## Objective:
Exactly repeat the material, dropping only the pictures.
## begin Data section
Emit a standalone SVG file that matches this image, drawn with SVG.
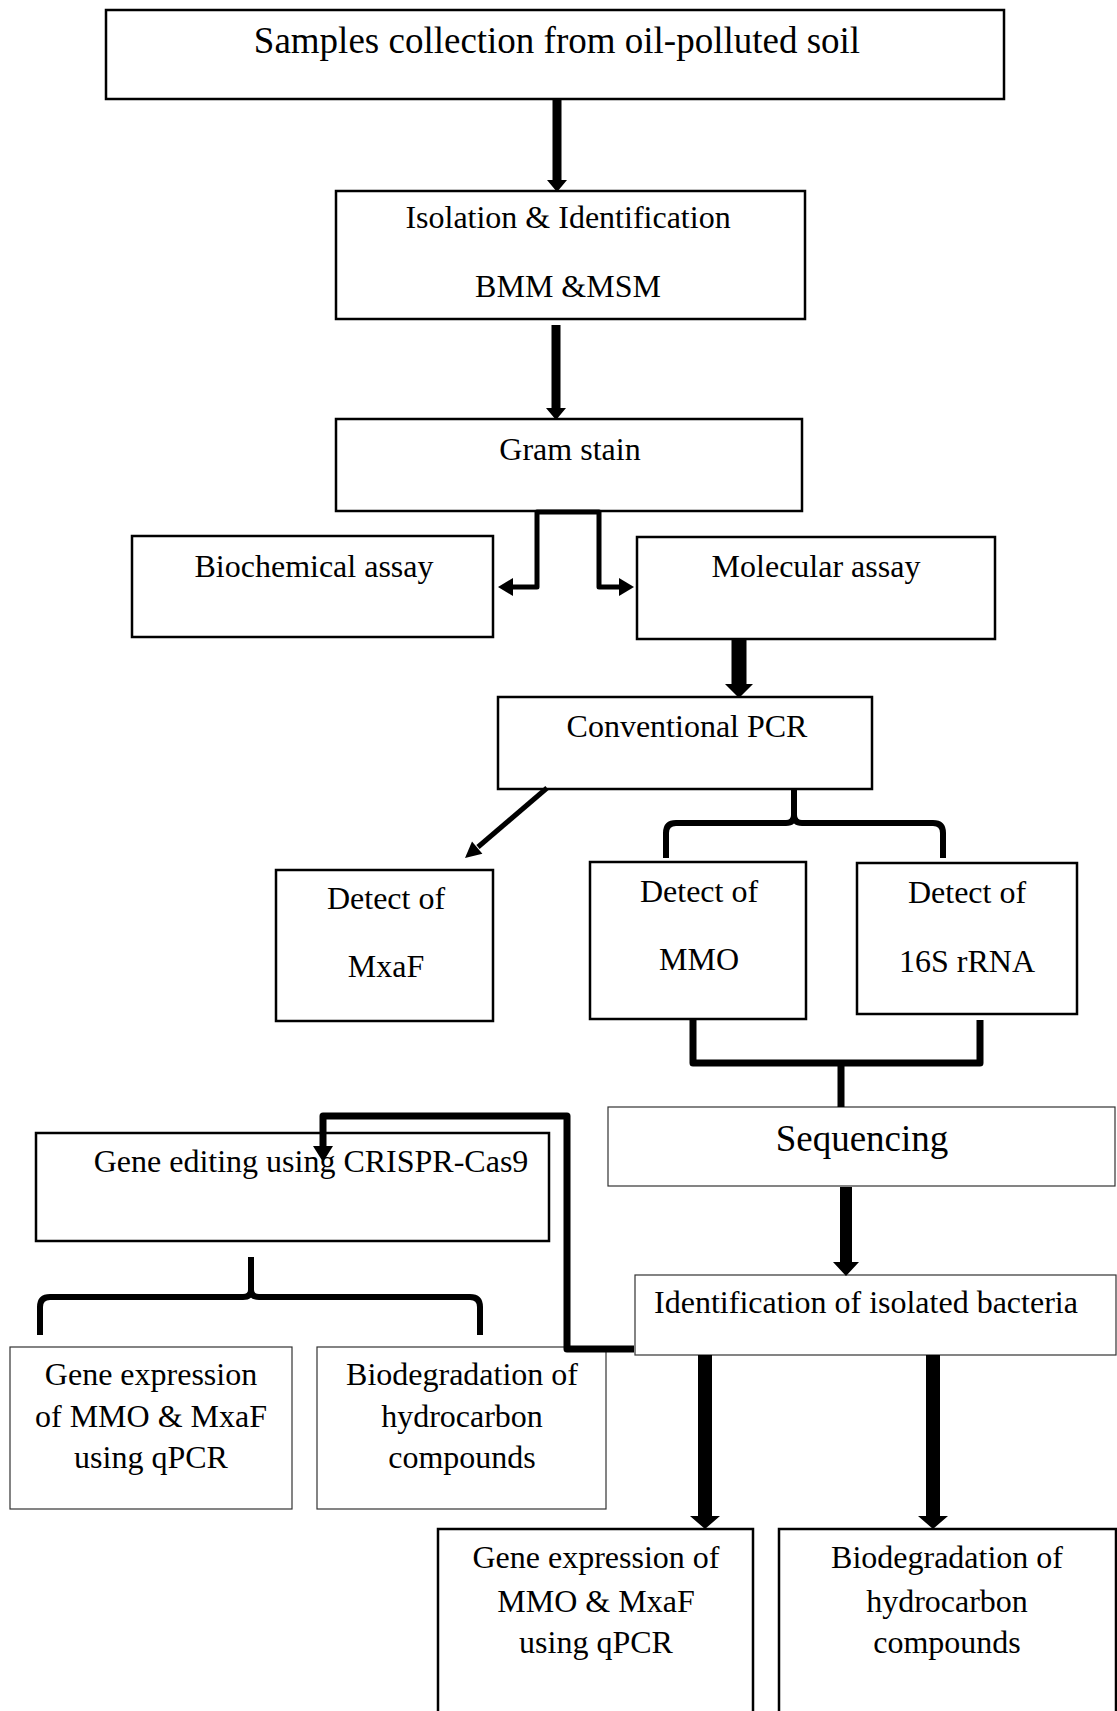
<svg xmlns="http://www.w3.org/2000/svg" width="1117" height="1711" viewBox="0 0 1117 1711">
<style>
.b{fill:#fff;stroke:#000;stroke-width:2.5}
.t{fill:#fff;stroke:#333;stroke-width:1.2}
text{font-family:"Liberation Serif","Times New Roman",serif;font-size:32px;fill:#000;text-anchor:middle}
.big{font-size:37px}
.c{fill:none;stroke:#000;stroke-linejoin:round;stroke-linecap:butt}
.h{fill:#000}
</style>
<rect width="1117" height="1711" fill="#fff"/>
<g id="n1"><rect class="b" x="106" y="10" width="898" height="89"/><text class="big" x="557" y="53">Samples collection from oil-polluted soil</text></g>
<g id="n2"><rect class="b" x="336" y="191" width="469" height="128"/><text x="568" y="228">Isolation &amp; Identification</text><text x="568" y="297">BMM &amp;MSM</text></g>
<g id="n3"><rect class="b" x="336" y="419" width="466" height="92"/><text x="570" y="460">Gram stain</text></g>
<g id="n4"><rect class="b" x="132" y="536" width="361" height="101"/><text x="314" y="577">Biochemical assay</text></g>
<g id="n5"><rect class="b" x="637" y="537" width="358" height="102"/><text x="816" y="577">Molecular assay</text></g>
<g id="n6"><rect class="b" x="498" y="697" width="374" height="92"/><text x="687" y="737">Conventional PCR</text></g>
<g id="n7"><rect class="b" x="276" y="870" width="217" height="151"/><text x="386" y="909">Detect of</text><text x="386" y="977">MxaF</text></g>
<g id="n8"><rect class="b" x="590" y="862" width="216" height="157"/><text x="699" y="902">Detect of</text><text x="699" y="970">MMO</text></g>
<g id="n9"><rect class="b" x="857" y="863" width="220" height="151"/><text x="967" y="903">Detect of</text><text x="967" y="972">16S rRNA</text></g>
<g id="n10"><rect class="t" x="608" y="1107" width="507" height="79"/><text class="big" x="862" y="1151">Sequencing</text></g>
<g id="n11"><rect class="t" x="635" y="1275" width="481" height="80"/><text x="866" y="1313">Identification of isolated bacteria</text></g>
<g id="n12"><rect class="b" x="36" y="1133" width="513" height="108"/><text x="311" y="1172">Gene editing using CRISPR-Cas9</text></g>
<g id="n13"><rect class="t" x="10" y="1347" width="282" height="162"/><text x="151" y="1385">Gene expression</text><text x="151" y="1427">of MMO &amp; MxaF</text><text x="151" y="1468">using qPCR</text></g>
<g id="n14"><rect class="t" x="317" y="1347" width="289" height="162"/><text x="462" y="1385">Biodegradation of</text><text x="462" y="1427">hydrocarbon</text><text x="462" y="1468">compounds</text></g>
<g id="n15"><rect class="b" x="438" y="1529" width="315" height="200"/><text x="596" y="1568">Gene expression of</text><text x="596" y="1612">MMO &amp; MxaF</text><text x="596" y="1653">using qPCR</text></g>
<g id="n16"><rect class="b" x="779" y="1529" width="337" height="200"/><text x="947" y="1568">Biodegradation of</text><text x="947" y="1612">hydrocarbon</text><text x="947" y="1653">compounds</text></g>
<g id="connectors">
<polygon class="h" points="552.5,99 561.5,99 561.5,180 567,180 557,192 547,180 552.5,180"/>
<polygon class="h" points="551.5,325 560.5,325 560.5,408 566,408 556,420 546,408 551.5,408"/>
<path class="c" stroke-width="5" d="M512 587 H537 V512 H599 V587 H620"/>
<polygon class="h" points="498,587 513,578 513,596"/>
<polygon class="h" points="634,587 619,578 619,596"/>
<polygon class="h" points="731.5,640 746.5,640 746.5,684 753,684 739,698 725,684 731.5,684"/>
<line class="c" stroke-width="5" x1="547" y1="788" x2="478" y2="847"/>
<polygon class="h" points="465,858 482.4,853.7 472,841.5"/>
<path class="c" stroke-width="6" d="M794 788 V815 Q794 823 786 823 H676 Q666 823 666 833 V858 M794 815 Q794 823 802 823 H933 Q943 823 943 833 V858"/>
<path class="c" stroke-width="7" d="M693 1020 V1063 H980 V1020 M841 1063 V1107"/>
<polygon class="h" points="840,1187 852,1187 852,1262 859,1262 846,1276 833,1262 840,1262"/>
<path class="c" stroke-width="7" d="M634 1349 H567 V1116 H323 V1148"/>
<polygon class="h" points="323,1162 313,1146 333,1146"/>
<path class="c" stroke-width="6" d="M251 1257 V1290 Q251 1297 243 1297 H50 Q40 1297 40 1307 V1335 M251 1290 Q251 1297 259 1297 H470 Q480 1297 480 1307 V1335"/>
<polygon class="h" points="698,1355 712,1355 712,1516 720,1516 705,1529 690,1516 698,1516"/>
<polygon class="h" points="926,1355 940,1355 940,1516 948,1516 933,1529 918,1516 926,1516"/>
</g>
</svg>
## end Data section
## Exercise output:
Emit a standalone SVG file that matches this image, drawn with SVG.
<svg xmlns="http://www.w3.org/2000/svg" width="1117" height="1711" viewBox="0 0 1117 1711">
<style>
.b{fill:#fff;stroke:#000;stroke-width:2.5}
.t{fill:#fff;stroke:#333;stroke-width:1.2}
text{font-family:"Liberation Serif","Times New Roman",serif;font-size:32px;fill:#000;text-anchor:middle}
.big{font-size:37px}
.c{fill:none;stroke:#000;stroke-linejoin:round;stroke-linecap:butt}
.h{fill:#000}
</style>
<rect width="1117" height="1711" fill="#fff"/>
<g id="n1"><rect class="b" x="106" y="10" width="898" height="89"/><text class="big" x="557" y="53">Samples collection from oil-polluted soil</text></g>
<g id="n2"><rect class="b" x="336" y="191" width="469" height="128"/><text x="568" y="228">Isolation &amp; Identification</text><text x="568" y="297">BMM &amp;MSM</text></g>
<g id="n3"><rect class="b" x="336" y="419" width="466" height="92"/><text x="570" y="460">Gram stain</text></g>
<g id="n4"><rect class="b" x="132" y="536" width="361" height="101"/><text x="314" y="577">Biochemical assay</text></g>
<g id="n5"><rect class="b" x="637" y="537" width="358" height="102"/><text x="816" y="577">Molecular assay</text></g>
<g id="n6"><rect class="b" x="498" y="697" width="374" height="92"/><text x="687" y="737">Conventional PCR</text></g>
<g id="n7"><rect class="b" x="276" y="870" width="217" height="151"/><text x="386" y="909">Detect of</text><text x="386" y="977">MxaF</text></g>
<g id="n8"><rect class="b" x="590" y="862" width="216" height="157"/><text x="699" y="902">Detect of</text><text x="699" y="970">MMO</text></g>
<g id="n9"><rect class="b" x="857" y="863" width="220" height="151"/><text x="967" y="903">Detect of</text><text x="967" y="972">16S rRNA</text></g>
<g id="n10"><rect class="t" x="608" y="1107" width="507" height="79"/><text class="big" x="862" y="1151">Sequencing</text></g>
<g id="n11"><rect class="t" x="635" y="1275" width="481" height="80"/><text x="866" y="1313">Identification of isolated bacteria</text></g>
<g id="n12"><rect class="b" x="36" y="1133" width="513" height="108"/><text x="311" y="1172">Gene editing using CRISPR-Cas9</text></g>
<g id="n13"><rect class="t" x="10" y="1347" width="282" height="162"/><text x="151" y="1385">Gene expression</text><text x="151" y="1427">of MMO &amp; MxaF</text><text x="151" y="1468">using qPCR</text></g>
<g id="n14"><rect class="t" x="317" y="1347" width="289" height="162"/><text x="462" y="1385">Biodegradation of</text><text x="462" y="1427">hydrocarbon</text><text x="462" y="1468">compounds</text></g>
<g id="n15"><rect class="b" x="438" y="1529" width="315" height="200"/><text x="596" y="1568">Gene expression of</text><text x="596" y="1612">MMO &amp; MxaF</text><text x="596" y="1653">using qPCR</text></g>
<g id="n16"><rect class="b" x="779" y="1529" width="337" height="200"/><text x="947" y="1568">Biodegradation of</text><text x="947" y="1612">hydrocarbon</text><text x="947" y="1653">compounds</text></g>
<g id="connectors">
<polygon class="h" points="552.5,99 561.5,99 561.5,180 567,180 557,192 547,180 552.5,180"/>
<polygon class="h" points="551.5,325 560.5,325 560.5,408 566,408 556,420 546,408 551.5,408"/>
<path class="c" stroke-width="5" d="M512 587 H537 V512 H599 V587 H620"/>
<polygon class="h" points="498,587 513,578 513,596"/>
<polygon class="h" points="634,587 619,578 619,596"/>
<polygon class="h" points="731.5,640 746.5,640 746.5,684 753,684 739,698 725,684 731.5,684"/>
<line class="c" stroke-width="5" x1="547" y1="788" x2="478" y2="847"/>
<polygon class="h" points="465,858 482.4,853.7 472,841.5"/>
<path class="c" stroke-width="6" d="M794 788 V815 Q794 823 786 823 H676 Q666 823 666 833 V858 M794 815 Q794 823 802 823 H933 Q943 823 943 833 V858"/>
<path class="c" stroke-width="7" d="M693 1020 V1063 H980 V1020 M841 1063 V1107"/>
<polygon class="h" points="840,1187 852,1187 852,1262 859,1262 846,1276 833,1262 840,1262"/>
<path class="c" stroke-width="7" d="M634 1349 H567 V1116 H323 V1148"/>
<polygon class="h" points="323,1162 313,1146 333,1146"/>
<path class="c" stroke-width="6" d="M251 1257 V1290 Q251 1297 243 1297 H50 Q40 1297 40 1307 V1335 M251 1290 Q251 1297 259 1297 H470 Q480 1297 480 1307 V1335"/>
<polygon class="h" points="698,1355 712,1355 712,1516 720,1516 705,1529 690,1516 698,1516"/>
<polygon class="h" points="926,1355 940,1355 940,1516 948,1516 933,1529 918,1516 926,1516"/>
</g>
</svg>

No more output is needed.